With 2015 in the rear view window, we look expectantly at the next 12 months, and from where I sit, agriculture will have some challenges and opportunities.
The USDA estimates net farm income for 2015 to be $55.9 billion, down 38 percent from 2014. The main culprit is lower commodity prices. As we begin 2016, the forecast for continued lower farm income continues to make headlines.
The reason prices are lower is because we had more commodities to sell. Abundant rainfall allowed for bin-busting yields and flourishing grass pastures, proving the law of supply and demand rules!
The challenge is to take advantage of the full grain bins. Farmers are producers. We cannot sell something we don’t have. With bins and pastures full, we have the opportunity to creatively market our products.
This is great news for consumers. There is no need to worry about empty shelves at the grocery stores. Food prices are not expected to increase beyond the normal range of inflation in 2016. It’s important to remember farmers receive only about 20 cents of every dollar spent on food, so when food prices increase, much of the rise is due to factors outside our control. Those factors would include transportation, handling and packaging.

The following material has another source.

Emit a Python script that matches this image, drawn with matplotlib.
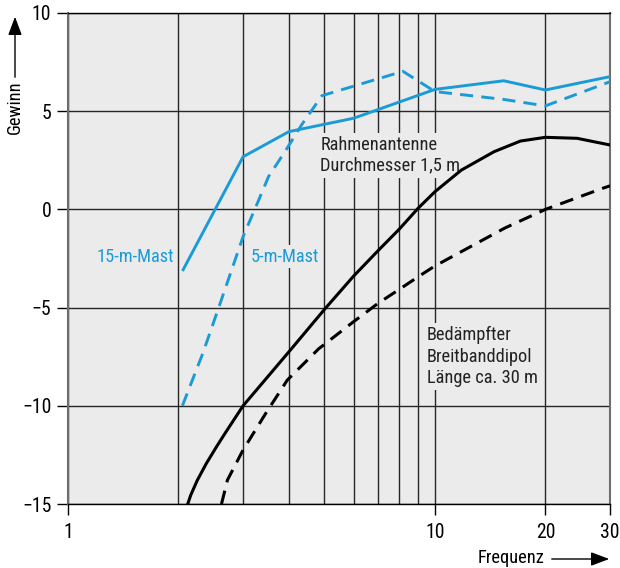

We expect to continue battling federal over regulation in 2016. We have slowed the EPA’s Waters of the United States (WOTUS) proposal, but other issues, including new emission standards, will impact rural Oklahoma. There is mounting concern in farm country that federal agencies lack accountability and therefore enforce regulations that are unnecessary and burdensome. These regulations are obstacles to food and fiber production. We applaud Oklahoma Attorney General Scott Pruitt and the Oklahoma congressional delegation, for their efforts in fighting federal regulations.
There will be more renewable energy projects in rural Oklahoma. Every day I see more wind turbines and solar panels erected on the prairie. This is a great opportunity for rural Oklahoma to help power the country. It is also a challenge as we strive to provide a balance of accessibility and aesthetics.
In November, Oklahoma voters will be asked to pass State Question 777, “right to farm.” This is an opportunity to protect agriculture while guaranteeing consumers a consistent, safe and affordable food supply. All Oklahomans should support this and we encourage a “yes on 777” vote.
The state government is dealing with an estimated $900 million dollar budget hole that will challenge lawmakers to find ways to plug the hole while keeping necessary services functioning. The opportunity is here to find ways to more efficiently complete a task. We will be working with legislators to meet the challenge and support efforts to improve the state’s infrastructure.
The weather will continue to be a challenge in 2016 and the opportunity exists to replace damaged roads, bridges and power lines with new and improved versions using new technology.
My windshield will occasionally be splattered with mud and bugs, but I expect 2016 to be a reasonably good year for Oklahoma.